Entries:
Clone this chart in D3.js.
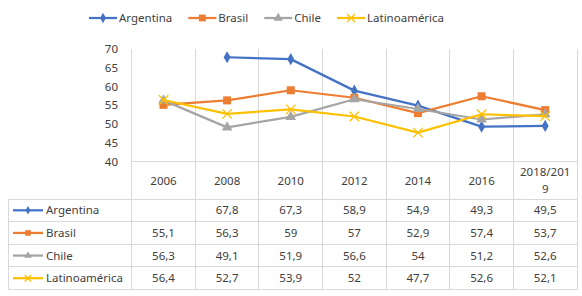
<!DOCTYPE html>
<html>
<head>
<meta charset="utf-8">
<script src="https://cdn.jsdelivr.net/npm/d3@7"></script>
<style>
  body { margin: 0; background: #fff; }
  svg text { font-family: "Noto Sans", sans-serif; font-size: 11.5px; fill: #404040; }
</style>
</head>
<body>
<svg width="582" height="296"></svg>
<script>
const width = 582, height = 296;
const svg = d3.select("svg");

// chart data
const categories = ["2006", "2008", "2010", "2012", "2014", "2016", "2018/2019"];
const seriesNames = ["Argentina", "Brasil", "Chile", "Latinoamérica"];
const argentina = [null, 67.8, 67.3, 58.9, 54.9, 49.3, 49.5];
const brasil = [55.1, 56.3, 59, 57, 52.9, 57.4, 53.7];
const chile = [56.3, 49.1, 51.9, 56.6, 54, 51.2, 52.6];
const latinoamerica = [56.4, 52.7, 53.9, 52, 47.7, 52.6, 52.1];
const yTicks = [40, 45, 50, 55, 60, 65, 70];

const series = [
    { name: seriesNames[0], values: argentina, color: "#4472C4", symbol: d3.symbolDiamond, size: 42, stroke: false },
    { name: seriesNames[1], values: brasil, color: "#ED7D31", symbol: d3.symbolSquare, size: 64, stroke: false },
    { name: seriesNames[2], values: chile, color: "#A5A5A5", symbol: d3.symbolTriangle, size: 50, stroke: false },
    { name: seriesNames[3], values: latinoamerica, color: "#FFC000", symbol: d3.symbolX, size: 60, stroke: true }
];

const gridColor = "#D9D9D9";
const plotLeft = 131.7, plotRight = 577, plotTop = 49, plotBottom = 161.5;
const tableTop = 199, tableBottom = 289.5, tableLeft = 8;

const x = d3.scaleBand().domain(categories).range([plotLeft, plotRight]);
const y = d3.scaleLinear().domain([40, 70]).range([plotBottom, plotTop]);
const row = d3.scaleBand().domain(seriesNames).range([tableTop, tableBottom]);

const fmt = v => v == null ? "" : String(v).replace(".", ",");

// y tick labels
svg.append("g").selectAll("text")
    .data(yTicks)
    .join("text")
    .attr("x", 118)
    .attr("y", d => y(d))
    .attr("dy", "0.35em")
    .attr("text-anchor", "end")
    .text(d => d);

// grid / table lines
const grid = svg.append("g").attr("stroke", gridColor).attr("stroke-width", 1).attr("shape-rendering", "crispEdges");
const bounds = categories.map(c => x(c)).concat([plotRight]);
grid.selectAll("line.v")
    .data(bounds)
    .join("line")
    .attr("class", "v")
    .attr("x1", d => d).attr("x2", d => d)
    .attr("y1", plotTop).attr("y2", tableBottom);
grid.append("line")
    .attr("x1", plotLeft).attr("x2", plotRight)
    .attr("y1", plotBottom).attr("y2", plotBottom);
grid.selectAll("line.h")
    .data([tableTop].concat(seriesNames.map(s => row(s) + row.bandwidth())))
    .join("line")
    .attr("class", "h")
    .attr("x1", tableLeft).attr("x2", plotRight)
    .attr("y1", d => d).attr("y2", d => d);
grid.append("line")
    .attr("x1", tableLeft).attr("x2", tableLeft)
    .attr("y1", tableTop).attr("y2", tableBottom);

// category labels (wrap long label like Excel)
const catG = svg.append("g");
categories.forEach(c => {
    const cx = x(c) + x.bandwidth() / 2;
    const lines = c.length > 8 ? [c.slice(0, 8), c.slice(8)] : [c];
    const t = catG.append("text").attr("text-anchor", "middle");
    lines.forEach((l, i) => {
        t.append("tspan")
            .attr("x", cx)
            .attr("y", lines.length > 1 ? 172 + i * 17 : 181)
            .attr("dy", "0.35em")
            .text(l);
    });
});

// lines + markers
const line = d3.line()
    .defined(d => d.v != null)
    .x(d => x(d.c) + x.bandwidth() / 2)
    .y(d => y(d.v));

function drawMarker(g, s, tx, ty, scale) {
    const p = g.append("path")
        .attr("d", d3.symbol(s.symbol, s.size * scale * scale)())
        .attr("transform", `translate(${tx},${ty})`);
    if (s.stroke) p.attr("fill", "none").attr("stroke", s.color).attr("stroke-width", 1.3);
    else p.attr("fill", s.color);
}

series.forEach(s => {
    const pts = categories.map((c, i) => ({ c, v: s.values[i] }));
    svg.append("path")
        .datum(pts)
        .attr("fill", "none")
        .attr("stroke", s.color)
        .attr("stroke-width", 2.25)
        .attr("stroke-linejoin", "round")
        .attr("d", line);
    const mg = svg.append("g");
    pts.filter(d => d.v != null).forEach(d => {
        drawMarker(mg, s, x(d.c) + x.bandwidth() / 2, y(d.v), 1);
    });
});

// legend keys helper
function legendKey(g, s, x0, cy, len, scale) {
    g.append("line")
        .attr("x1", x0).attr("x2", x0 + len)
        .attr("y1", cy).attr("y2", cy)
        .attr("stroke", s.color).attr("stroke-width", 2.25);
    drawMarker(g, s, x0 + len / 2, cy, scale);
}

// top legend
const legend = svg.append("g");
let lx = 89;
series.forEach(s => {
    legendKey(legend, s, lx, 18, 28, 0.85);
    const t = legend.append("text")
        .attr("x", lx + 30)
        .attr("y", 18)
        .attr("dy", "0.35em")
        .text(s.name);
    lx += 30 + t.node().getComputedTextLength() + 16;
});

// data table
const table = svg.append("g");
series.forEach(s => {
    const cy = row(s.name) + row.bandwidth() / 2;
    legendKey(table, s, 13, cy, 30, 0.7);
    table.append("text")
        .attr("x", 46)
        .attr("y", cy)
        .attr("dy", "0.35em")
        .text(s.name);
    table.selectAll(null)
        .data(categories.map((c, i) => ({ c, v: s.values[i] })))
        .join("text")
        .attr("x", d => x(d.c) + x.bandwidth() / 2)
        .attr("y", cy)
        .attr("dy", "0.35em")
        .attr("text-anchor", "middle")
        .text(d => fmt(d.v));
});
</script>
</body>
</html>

* * *

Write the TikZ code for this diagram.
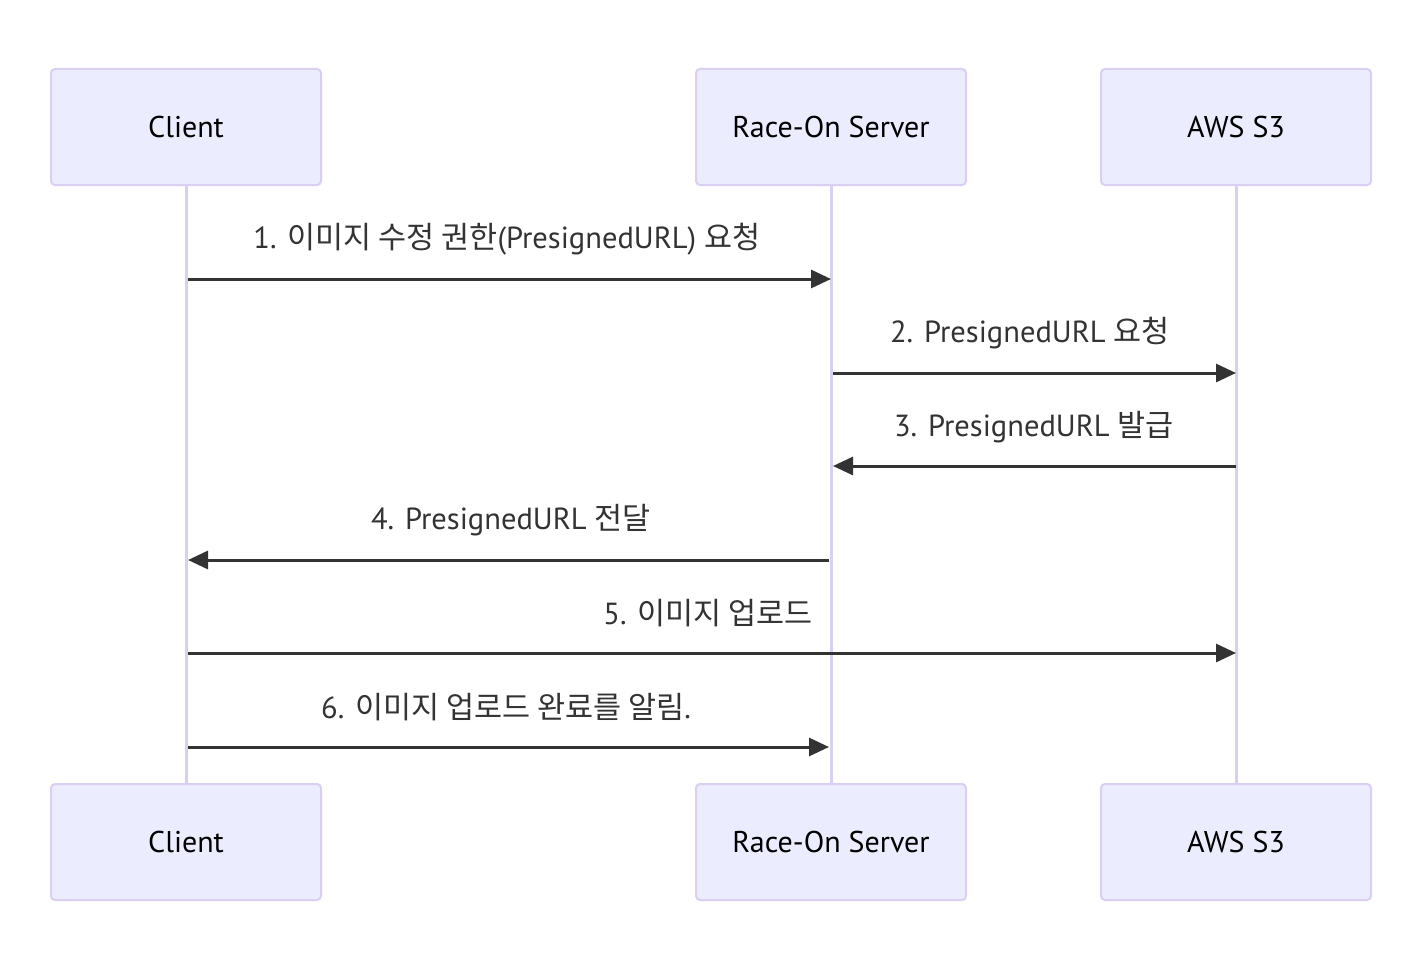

==

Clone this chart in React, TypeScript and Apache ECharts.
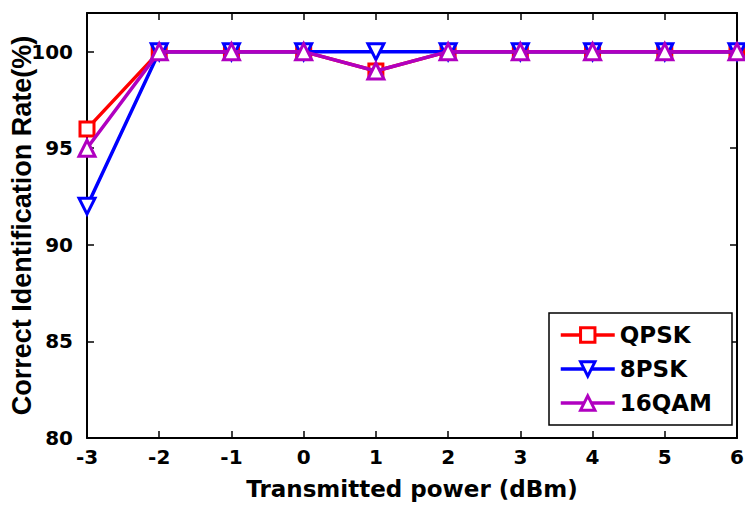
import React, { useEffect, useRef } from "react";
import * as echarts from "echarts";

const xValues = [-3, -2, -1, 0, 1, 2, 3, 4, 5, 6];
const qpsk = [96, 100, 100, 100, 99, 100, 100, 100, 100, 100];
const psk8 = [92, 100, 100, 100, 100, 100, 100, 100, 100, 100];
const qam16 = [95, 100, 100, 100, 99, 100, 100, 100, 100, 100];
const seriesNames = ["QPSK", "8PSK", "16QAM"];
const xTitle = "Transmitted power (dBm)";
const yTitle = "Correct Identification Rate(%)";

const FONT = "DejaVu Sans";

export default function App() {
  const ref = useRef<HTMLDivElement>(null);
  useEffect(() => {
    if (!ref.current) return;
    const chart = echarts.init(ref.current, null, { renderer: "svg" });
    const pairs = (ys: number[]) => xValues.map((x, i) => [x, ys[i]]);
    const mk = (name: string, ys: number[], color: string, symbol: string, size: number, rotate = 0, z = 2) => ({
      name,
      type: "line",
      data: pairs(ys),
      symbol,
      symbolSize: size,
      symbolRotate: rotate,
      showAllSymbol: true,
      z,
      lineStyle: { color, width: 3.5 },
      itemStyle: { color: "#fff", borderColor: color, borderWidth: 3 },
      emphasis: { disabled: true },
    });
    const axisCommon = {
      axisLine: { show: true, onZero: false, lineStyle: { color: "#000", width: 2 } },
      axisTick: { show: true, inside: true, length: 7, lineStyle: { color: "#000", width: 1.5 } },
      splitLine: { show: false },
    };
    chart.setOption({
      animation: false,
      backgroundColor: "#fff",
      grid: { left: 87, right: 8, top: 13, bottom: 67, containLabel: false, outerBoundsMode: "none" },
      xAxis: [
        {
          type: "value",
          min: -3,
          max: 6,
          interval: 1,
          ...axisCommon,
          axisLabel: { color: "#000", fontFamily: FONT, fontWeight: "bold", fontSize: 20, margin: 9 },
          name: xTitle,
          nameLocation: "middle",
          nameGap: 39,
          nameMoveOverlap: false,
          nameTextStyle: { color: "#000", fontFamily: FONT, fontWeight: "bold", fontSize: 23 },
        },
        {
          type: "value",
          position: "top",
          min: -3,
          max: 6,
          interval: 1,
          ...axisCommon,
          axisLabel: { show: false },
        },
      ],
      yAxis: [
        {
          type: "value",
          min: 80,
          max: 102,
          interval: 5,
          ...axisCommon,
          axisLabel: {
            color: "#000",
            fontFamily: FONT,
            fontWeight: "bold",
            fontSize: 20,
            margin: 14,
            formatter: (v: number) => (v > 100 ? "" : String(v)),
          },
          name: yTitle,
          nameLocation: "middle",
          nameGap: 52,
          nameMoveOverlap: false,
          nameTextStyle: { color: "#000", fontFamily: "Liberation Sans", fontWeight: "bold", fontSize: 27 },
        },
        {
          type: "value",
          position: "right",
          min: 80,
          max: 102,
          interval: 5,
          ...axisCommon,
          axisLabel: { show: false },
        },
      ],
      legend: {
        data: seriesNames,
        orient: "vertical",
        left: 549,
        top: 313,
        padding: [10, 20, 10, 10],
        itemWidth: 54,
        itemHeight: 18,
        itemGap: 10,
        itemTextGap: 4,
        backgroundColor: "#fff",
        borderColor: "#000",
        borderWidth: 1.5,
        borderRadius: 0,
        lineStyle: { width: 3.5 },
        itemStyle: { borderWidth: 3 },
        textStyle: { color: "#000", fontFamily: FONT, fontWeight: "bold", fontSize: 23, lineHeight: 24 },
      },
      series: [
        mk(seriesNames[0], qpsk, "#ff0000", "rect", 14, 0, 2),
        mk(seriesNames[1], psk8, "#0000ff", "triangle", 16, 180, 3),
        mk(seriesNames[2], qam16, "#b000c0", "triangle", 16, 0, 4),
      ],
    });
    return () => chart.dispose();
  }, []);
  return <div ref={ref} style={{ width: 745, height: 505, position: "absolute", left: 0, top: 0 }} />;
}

Instructions for the task:
Using the listing above, repeat word for word each line from the one with "Clone this chart in D3.js." down to the one with "const yTicks = [40, 45, 50, 55, 60, 65, 70];", both included. Omit all pictures.

In response:
Clone this chart in D3.js.
<!DOCTYPE html>
<html>
<head>
<meta charset="utf-8">
<script src="https://cdn.jsdelivr.net/npm/d3@7"></script>
<style>
  body { margin: 0; background: #fff; }
  svg text { font-family: "Noto Sans", sans-serif; font-size: 11.5px; fill: #404040; }
</style>
</head>
<body>
<svg width="582" height="296"></svg>
<script>
const width = 582, height = 296;
const svg = d3.select("svg");

// chart data
const categories = ["2006", "2008", "2010", "2012", "2014", "2016", "2018/2019"];
const seriesNames = ["Argentina", "Brasil", "Chile", "Latinoamérica"];
const argentina = [null, 67.8, 67.3, 58.9, 54.9, 49.3, 49.5];
const brasil = [55.1, 56.3, 59, 57, 52.9, 57.4, 53.7];
const chile = [56.3, 49.1, 51.9, 56.6, 54, 51.2, 52.6];
const latinoamerica = [56.4, 52.7, 53.9, 52, 47.7, 52.6, 52.1];
const yTicks = [40, 45, 50, 55, 60, 65, 70];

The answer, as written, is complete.